With either method above, you'd either use series resistors or some other limiter to protect the zener.

As was previously stated, you really don't need anything to check the breakdown voltage except the circuit that it's in. If it checks OK with a meter but the installed breakdown voltage is wrong, replace it.
 
I made another mistake in my post. q2 (fictional transistor regarding the deviant schematic we have been using, but relevant to my simple one) has its EMITTER, not collector to ground for both rails. The PCB is printed this way. Im sorry for the mistake.

Ok and duly noted on the testing method for the zeners. I presume these dont normally have any physical signs of failure unlike the regular diodes that blow holes in themselves?
 
manually tested a lot of things on the audio board, everything i tested seems ok. I dont have a capacitor tester, so, not sure how to go about that.

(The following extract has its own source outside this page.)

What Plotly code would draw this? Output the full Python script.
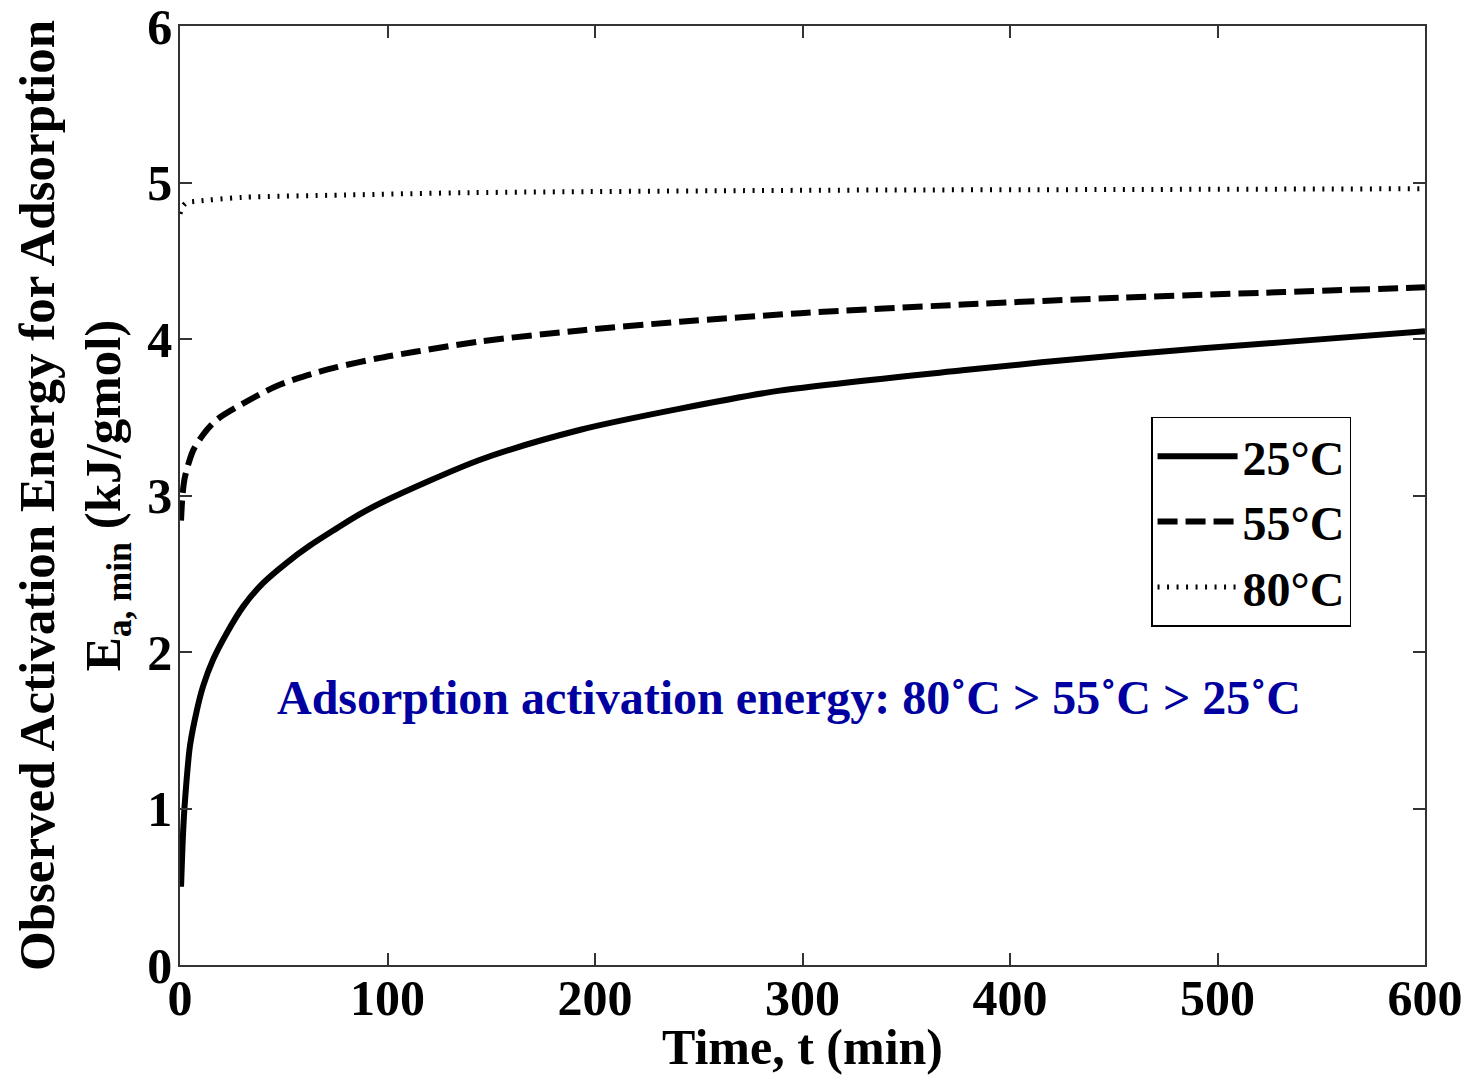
import plotly.graph_objects as go

# ---- data ----
t_25 = [0.5, 1.5, 2.4, 4.8, 8.0, 11.1, 15.9, 22.5, 30.4, 40.0, 51.4, 62.6, 75.5, 85.2, 98,
        145, 193, 241, 289, 377, 455, 532, 600]
e_25 = [0.50, 0.85, 1.05, 1.40, 1.62, 1.78, 1.95, 2.12, 2.29, 2.44, 2.57, 2.68, 2.79, 2.87, 2.96,
        3.23, 3.42, 3.555, 3.67, 3.80, 3.90, 3.98, 4.05]

t_55 = [0.5, 1.2, 2.4, 6.4, 11.2, 15, 19.3, 32, 46.6, 59.4, 75.5, 94.8, 114, 145, 193, 241, 299, 377, 455, 532, 600]
e_55 = [2.84, 3.00, 3.12, 3.29, 3.39, 3.45, 3.50, 3.60, 3.70, 3.76, 3.82, 3.875, 3.92, 3.985, 4.055, 4.11,
        4.165, 4.22, 4.265, 4.30, 4.33]

t_80 = [0, 1, 3, 8, 30, 80, 140, 300, 450, 600]
e_80 = [4.80, 4.84, 4.87, 4.88, 4.905, 4.92, 4.935, 4.95, 4.955, 4.96]

series_names = ["25°C", "55°C", "80°C"]
x_ticks = [0, 100, 200, 300, 400, 500, 600]
y_ticks = [0, 1, 2, 3, 4, 5, 6]

FONT = "Liberation Serif, Times New Roman, serif"

fig = go.Figure()
fig.add_trace(go.Scatter(x=t_25, y=e_25, mode="lines", name=series_names[0],
                         line=dict(color="black", width=6, shape="spline", smoothing=0.8)))
fig.add_trace(go.Scatter(x=t_55, y=e_55, mode="lines", name=series_names[1],
                         line=dict(color="black", width=6, dash="20px,8px", shape="spline", smoothing=0.8)))
fig.add_trace(go.Scatter(x=t_80, y=e_80, mode="lines", name=series_names[2],
                         line=dict(color="black", width=5, dash="2px,7.5px", shape="spline", smoothing=0.8)))

axis_common = dict(
    showline=True, linecolor="#333333", linewidth=1.5, mirror="allticks",
    ticks="inside", ticklen=12, tickwidth=1.5, tickcolor="#333333",
    showgrid=False, zeroline=False, ticklabeloverflow="allow",
    tickfont=dict(family=FONT, size=50, color="black", weight="bold"),
)

fig.update_xaxes(range=[0, 600], tickvals=x_ticks, ticktext=[str(v) for v in x_ticks],
                 ticklabelstandoff=-12,
                 title=dict(text="Time, t (min)", font=dict(family=FONT, size=50, color="black", weight="bold"),
                            standoff=4),
                 **axis_common)
fig.update_yaxes(range=[0, 6], tickvals=y_ticks, ticktext=[str(v) for v in y_ticks],
                 ticklabelstandoff=-4,
                 title=dict(text="Observed Activation Energy for Adsorption<br>E<sub>a, min</sub> (kJ/gmol)",
                            font=dict(family=FONT, size=51, color="black", weight="bold"),
                            standoff=10),
                 **axis_common)

fig.add_annotation(text="Adsorption activation energy: 80˚C > 55˚C > 25˚C",
                   xref="paper", yref="paper", x=0.489, y=0.2854,
                   xanchor="center", yanchor="middle", showarrow=False,
                   font=dict(family=FONT, size=48, color="#0000A0", weight="bold"))

fig.update_layout(
    width=1474, height=1075,
    margin=dict(l=180, r=49, t=26, b=110, autoexpand=False),
    paper_bgcolor="white", plot_bgcolor="white",
    showlegend=True,
    legend=dict(x=0.9406, y=0.5836, xanchor="right", yanchor="top",
                bgcolor="white", bordercolor="black", borderwidth=1.5,
                font=dict(family=FONT, size=48, color="black", weight="bold"),
                itemwidth=80, tracegroupgap=0),
)

fig.write_html("out.html")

I put the light bulb in series between the pos rail wire that goes to the audio board from PS rectifier and the moment it is connected, voltage drops to 2vac. Disconnect it quickly, and it return back to 33v. Hold it for 5 seconds and it does not recover for a while. Even after power cycling. Maybe 45 seconds for it to recover. even with the power off.
 
continuously monitoring. Essentially, connected scopemeter, left pos rail disconnected, waited for it to power up, observed 33v square wave, touched wires together, observed voltage loss, immediately released and observed recovery.

scopemeter connected throughout the entire test. 2vac, as measured at the same test point of the pos rail. scopemeter connected to the same point at all times. This is pos side of probe to pos rail, and neg side of probe to the shared neg between the two rails where we have been focusing.

squarewave disappeared when voltage dropped out.